The 20X80 LWs with 70+ deg Afov are the "BEST" for ME till I can find something better.
But do they offer the same image quality as a pair of Astroluxe, FMT SX, Superior E or Tak Astronomer? I have NO illusions about that at ALL....


Hi Erik,

I have a (perhaps)similar baska 20x80 LW that I have been enjoying for over three years. I acquired a Fuji 16x70 FMT-SX (old yellow ring eyecap style) abt a year ago. I continue to use both of these instruments extensively.

I can easily state that, although the fujis have a better quality image, the images through the 20x80s are wonderfull. I would have absolutely no quamls using the 20x80s over the Fujis during any observing sessions because I dont think I loose much in the views.
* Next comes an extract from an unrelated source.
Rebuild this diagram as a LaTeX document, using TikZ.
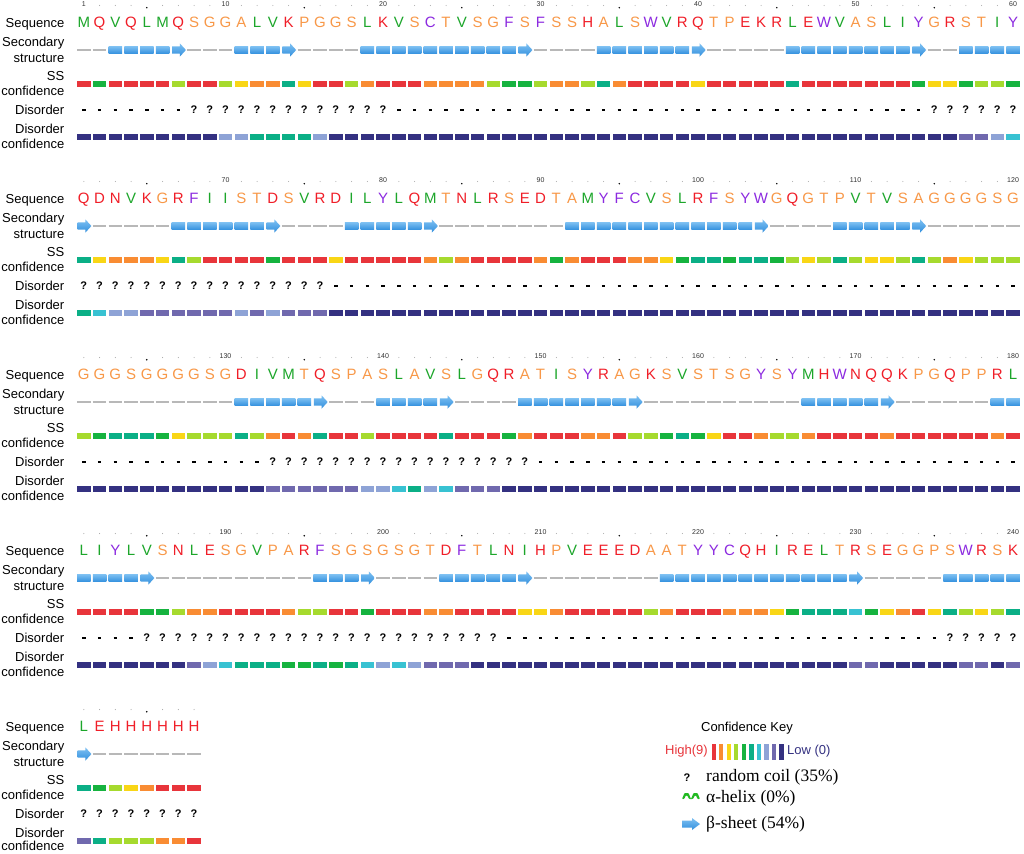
\documentclass[tikz,border=0pt]{standalone}
\usepackage{fontspec}
\setmainfont{Liberation Sans}
\newfontfamily\lserif{Liberation Serif}
\definecolor{cf9}{HTML}{E8353B}
\definecolor{cf8}{HTML}{F98C33}
\definecolor{cf7}{HTML}{F9D616}
\definecolor{cf6}{HTML}{A6DA2E}
\definecolor{cf5}{HTML}{16B33F}
\definecolor{cf4}{HTML}{0BAF86}
\definecolor{cf3}{HTML}{38C2D2}
\definecolor{cf2}{HTML}{8EA3D6}
\definecolor{cf1}{HTML}{7069AE}
\definecolor{cf0}{HTML}{343181}
\definecolor{aagreen}{HTML}{1CA62A}
\definecolor{aared}{HTML}{F01E28}
\definecolor{aaorange}{HTML}{F89848}
\definecolor{aapurple}{HTML}{8C2AE0}
\colorlet{aaM}{aagreen}\colorlet{aaV}{aagreen}\colorlet{aaL}{aagreen}\colorlet{aaI}{aagreen}
\colorlet{aaQ}{aared}\colorlet{aaK}{aared}\colorlet{aaR}{aared}\colorlet{aaE}{aared}
\colorlet{aaD}{aared}\colorlet{aaN}{aared}\colorlet{aaH}{aared}
\colorlet{aaS}{aaorange}\colorlet{aaG}{aaorange}\colorlet{aaA}{aaorange}\colorlet{aaP}{aaorange}\colorlet{aaT}{aaorange}
\colorlet{aaC}{aapurple}\colorlet{aaF}{aapurple}\colorlet{aaW}{aapurple}\colorlet{aaY}{aapurple}
\definecolor{coilgrey}{HTML}{B8B8B8}
\definecolor{strandtop}{HTML}{7DC0F2}
\definecolor{strandbot}{HTML}{3390DE}
\definecolor{helixgreen}{HTML}{22B922}
\tikzset{
  lab/.style={font=\fontsize{13}{13}\selectfont, anchor=base east, inner sep=0pt},
  aa/.style={font=\fontsize{15}{15}\selectfont, anchor=base, inner sep=0pt},
  num/.style={font=\fontsize{7}{7}\selectfont, anchor=base, inner sep=0pt, text=black!80},
  qm/.style={font=\bfseries\fontsize{11}{11}\selectfont, anchor=base, inner sep=0pt},
  coil/.style={draw=coilgrey, line width=1.1pt},
  strandfill/.style={top color=strandtop, bottom color=strandbot, draw=none},
  dashmark/.style={line width=1.5pt},
  keytxt/.style={font=\fontsize{13}{13}\selectfont, inner sep=0pt},
  legtxt/.style={font=\lserif\fontsize{17.5}{17.5}\selectfont, anchor=base west, inner sep=0pt},
}
\begin{document}
\begin{tikzpicture}[x=1pt,y=-1pt]
\fill[white] (0,0) rectangle (1024,853);
\useasboundingbox (0,0) rectangle (1024,853);
% row labels
\foreach \b in {0,...,4} {
  \pgfmathsetmacro\yy{22.5+176*\b}
  \pgfmathsetmacro\lastc{min(\yy+126.15,850.3)}
  \node[lab] (lseq\b) at (64.5,\yy+4.65) {Sequence};
  \node[lab] (lsec\b) at (64.5,\yy+23.65) {Secondary};
  \node[lab] (lstr\b) at (64.5,\yy+39.65) {structure};
  \node[lab] (lss\b) at (64.5,\yy+57.65) {SS};
  \node[lab] (lconf\b) at (64.5,\yy+73.15) {confidence};
  \node[lab] (ldis\b) at (64.5,\yy+91.65) {Disorder};
  \node[lab] (ldisb\b) at (64.5,\yy+110.65) {Disorder};
  \node[lab] (ldconf\b) at (64.5,\lastc) {confidence};
}
% residues
\foreach \Ra/\Rs/\Rc/\Rd/\Re [count=\n] in {
M/C/9/-/0,Q/C/5/-/0,V/E/9/-/0,Q/E/9/-/0,L/E/9/-/0,M/E/9/-/0,Q/A/6/-/0,S/C/9/?/0,G/C/9/?/0,G/C/6/?/2,
A/E/7/?/2,L/E/8/?/4,V/E/8/?/4,K/A/4/?/4,P/C/7/?/4,G/C/9/?/2,G/C/9/?/0,S/C/6/?/0,L/E/8/?/0,K/E/9/?/0,
V/E/9/-/0,S/E/9/-/0,C/E/8/-/0,T/E/8/-/0,V/E/8/-/0,S/E/8/-/0,G/E/6/-/0,F/E/5/-/0,S/A/5/-/0,F/C/6/-/0,
S/C/8/-/0,S/C/8/-/0,H/C/6/-/0,A/E/4/-/0,L/E/8/-/0,S/E/9/-/0,W/E/9/-/0,V/E/9/-/0,R/E/9/-/0,Q/A/7/-/0,
T/C/9/-/0,P/C/9/-/0,E/C/9/-/0,K/C/9/-/0,R/C/9/-/0,L/E/4/-/0,E/E/9/-/0,W/E/9/-/0,V/E/9/-/0,A/E/9/-/0,
S/E/9/-/0,L/E/9/-/0,I/E/9/-/0,Y/A/5/-/0,G/C/7/?/0,R/C/7/?/0,S/E/5/?/1,T/E/6/?/1,I/E/6/?/2,Y/E/5/?/3,
Q/A/4/?/4,D/C/7/?/3,N/C/8/?/2,V/C/8/?/2,K/C/8/?/1,G/C/7/?/1,R/E/4/?/1,F/E/6/?/1,I/E/9/?/1,I/E/9/?/1,
S/E/9/?/2,T/E/9/?/1,D/A/5/?/2,S/C/9/?/1,V/C/9/?/1,R/C/9/?/1,D/C/7/-/0,I/E/9/-/0,L/E/9/-/0,Y/E/9/-/0,
L/E/9/-/0,Q/E/9/-/0,M/A/8/-/0,T/C/6/-/0,N/C/8/-/0,L/C/9/-/0,R/C/9/-/0,S/C/9/-/0,E/C/9/-/0,D/C/8/-/0,
T/C/5/-/0,A/E/8/-/0,M/E/9/-/0,Y/E/9/-/0,F/E/9/-/0,C/E/8/-/0,V/E/8/-/0,S/E/7/-/0,L/E/5/-/0,R/E/4/-/0,
F/E/4/-/0,S/E/5/-/0,Y/E/4/-/0,W/A/4/-/0,G/C/5/-/0,Q/C/6/-/0,G/C/7/-/0,T/C/6/-/0,P/E/4/-/0,V/E/6/-/0,
T/E/7/-/0,V/E/7/-/0,S/E/6/-/0,A/A/4/-/0,G/C/6/-/0,G/C/8/-/0,G/C/7/-/0,G/C/6/-/0,S/C/6/-/0,G/C/6/-/0,
G/C/6/-/0,G/C/5/-/0,G/C/4/-/0,S/C/4/-/0,G/C/4/-/0,G/C/5/-/0,G/C/7/-/0,G/C/6/-/0,S/C/6/-/0,G/C/6/-/0,
D/E/4/-/0,I/E/6/-/0,V/E/8/?/1,M/E/9/?/1,T/E/8/?/1,Q/A/4/?/1,S/C/9/?/1,P/C/9/?/1,A/C/6/?/2,S/E/9/?/2,
L/E/9/?/3,A/E/9/?/4,V/E/9/?/2,S/A/4/?/3,L/C/9/?/1,G/C/9/?/1,Q/C/9/?/1,R/C/5/?/0,A/E/8/?/0,T/E/9/-/0,
I/E/9/-/0,S/E/9/-/0,Y/E/8/-/0,R/E/8/-/0,A/E/9/-/0,G/A/6/-/0,K/C/6/-/0,S/C/5/-/0,V/C/4/-/0,S/C/5/-/0,
T/C/7/-/0,S/C/9/-/0,G/C/9/-/0,Y/C/8/-/0,S/C/6/-/0,Y/C/6/-/0,M/E/8/-/0,H/E/9/-/0,W/E/9/-/0,N/E/9/-/0,
Q/E/9/-/0,Q/A/8/-/0,K/C/9/-/0,P/C/9/-/0,G/C/9/-/0,Q/C/9/-/0,P/C/9/-/0,P/C/9/-/0,R/E/8/-/0,L/E/9/-/0,
L/E/9/-/0,I/E/9/-/0,Y/E/9/-/0,L/E/9/-/0,V/A/5/?/0,S/C/5/?/0,N/C/6/?/0,L/C/8/?/1,E/C/8/?/2,S/C/9/?/3,
G/C/9/?/4,V/C/9/?/4,P/C/9/?/4,A/C/8/?/5,R/C/6/?/5,F/E/6/?/4,S/E/9/?/5,G/E/9/?/4,S/A/5/?/3,G/C/9/?/2,
S/C/9/?/3,G/C/9/?/2,T/C/8/?/1,D/E/8/?/1,F/E/9/?/1,T/E/9/?/0,L/E/9/?/0,N/E/9/-/0,I/A/7/-/0,H/C/7/-/0,
P/C/8/-/0,V/C/9/-/0,E/C/9/-/0,E/C/9/-/0,E/C/9/-/0,D/C/9/-/0,A/C/6/-/0,A/E/8/-/0,T/E/9/-/0,Y/E/9/-/0,
Y/E/9/-/0,C/E/8/-/0,Q/E/8/-/0,H/E/8/-/0,I/E/7/-/0,R/E/5/-/0,E/E/4/-/0,L/E/4/-/0,T/E/4/-/0,R/A/3/-/1,
S/C/5/-/1,E/C/7/-/0,G/C/8/-/0,G/C/9/-/0,P/C/7/-/0,S/E/4/?/0,W/E/6/?/1,R/E/7/?/1,S/E/6/?/0,K/E/4/?/1,
L/A/4/?/1,E/C/5/?/4,H/C/6/?/6,H/C/7/?/6,H/C/8/?/6,H/C/9/?/8,H/C/9/?/8,H/C/9/?/9} {
  \pgfmathtruncatemacro\blk{int((\n-1)/60)}
  \pgfmathtruncatemacro\kk{\n-60*\blk}
  \pgfmathsetmacro\xx{83.8+(\kk-1)*15.75}
  \pgfmathsetmacro\yy{22.5+176*\blk}
  \pgfmathtruncatemacro\mten{mod(\n,10)}
  \pgfmathtruncatemacro\mfive{mod(\n,5)}
  \ifnum\n=1 \node[num] (tick\n) at (\xx,\yy-16) {\n};
  \else\ifnum\mten=0 \node[num] (tick\n) at (\xx,\yy-16) {\n};
  \else\ifnum\mfive=0 \fill[black] (\xx,\yy-14.8) circle (0.85pt);
  \else \fill[black!35] (\xx,\yy-17) circle (0.55pt);
  \fi\fi\fi
  \node[aa, text=aa\Ra] (res\n) at (\xx,\yy+5.35) {\Ra};
  \if\Rs C\draw[coil] (\xx-6.7,\yy+27.5) -- (\xx+6.7,\yy+27.5);\fi
  \if\Rs E\shade[strandfill] (\xx-6.7,\yy+23.8) rectangle (\xx+6.7,\yy+31.2);\fi
  \if\Rs A\shade[strandfill] (\xx-6.3,\yy+23.8) -- (\xx+1.6,\yy+23.8) -- (\xx+1.6,\yy+20.9) -- (\xx+7.6,\yy+27.5) -- (\xx+1.6,\yy+34.1) -- (\xx+1.6,\yy+31.2) -- (\xx-6.3,\yy+31.2) -- cycle;\fi
  \fill[cf\Rc] (\xx-6.7,\yy+58.7) rectangle (\xx+6.7,\yy+64.7);
  \if\Rd ?\node[qm] (dis\n) at (\xx,\yy+91) {?};\else\draw[dashmark] (\xx-1.8,\yy+87.5) -- (\xx+1.8,\yy+87.5);\fi
  \fill[cf\Re] (\xx-6.7,\yy+111.3) rectangle (\xx+6.7,\yy+117.3);
}
% confidence key
\node[keytxt] (keytitle) at (747,728) {Confidence Key};
\node[keytxt, text=cf9, anchor=east] (high) at (708,751) {High(9)};
\foreach \i in {0,...,9} {
  \pgfmathtruncatemacro\cc{9-\i}
  \fill[cf\cc] (711.5+\i*7.55,743.5) rectangle ++(4.3,16.5);
}
\node[keytxt, text=cf0, anchor=west] (low) at (787,751) {Low (0)};
\node[qm] (keyq) at (687,781) {?};
\node[legtxt] (lcoil) at (706,781) {random coil (35\%)};
\fill[helixgreen, rounded corners=0.8pt] (682,799) -- (684.5,793) -- (688.5,793) -- (691,799) -- (693.5,793) -- (697.5,793) -- (700,799) -- (697.5,799) -- (696,795.5) -- (694.8,795.5) -- (693,799) -- (689,799) -- (687.3,795.5) -- (685.8,795.5) -- (684.2,799) -- cycle;
\node[legtxt] (lhelix) at (706,802) {α-helix (0\%)};
\shade[strandfill] (682,820.5) -- (692,820.5) -- (692,818) -- (700,824) -- (692,830) -- (692,827.5) -- (682,827.5) -- cycle;
\node[legtxt] (lsheet) at (706,828.5) {β-sheet (54\%)};
\end{tikzpicture}
\end{document}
Perhaps its the combination of the wider FOV (they feel much more expansive than the 16x70s) and the increased eyerelief. Every single time I use it (inspite of all these years), it provides that *ahh* moment.

The differences in much mentioned edge-of-field peformance make very little impact to me as (in some ways contrasting with mono eyepeices on scopes) its more strenous for me to pay attention to the field edge using binoculars. There is something abt binocular usage that makes me want to look at the center of the field only..with the outer field only providing the perspective.

I have owned 82* and 100* eyepeices but _none_ have provided a "space walk" feel as much as the 20x80s.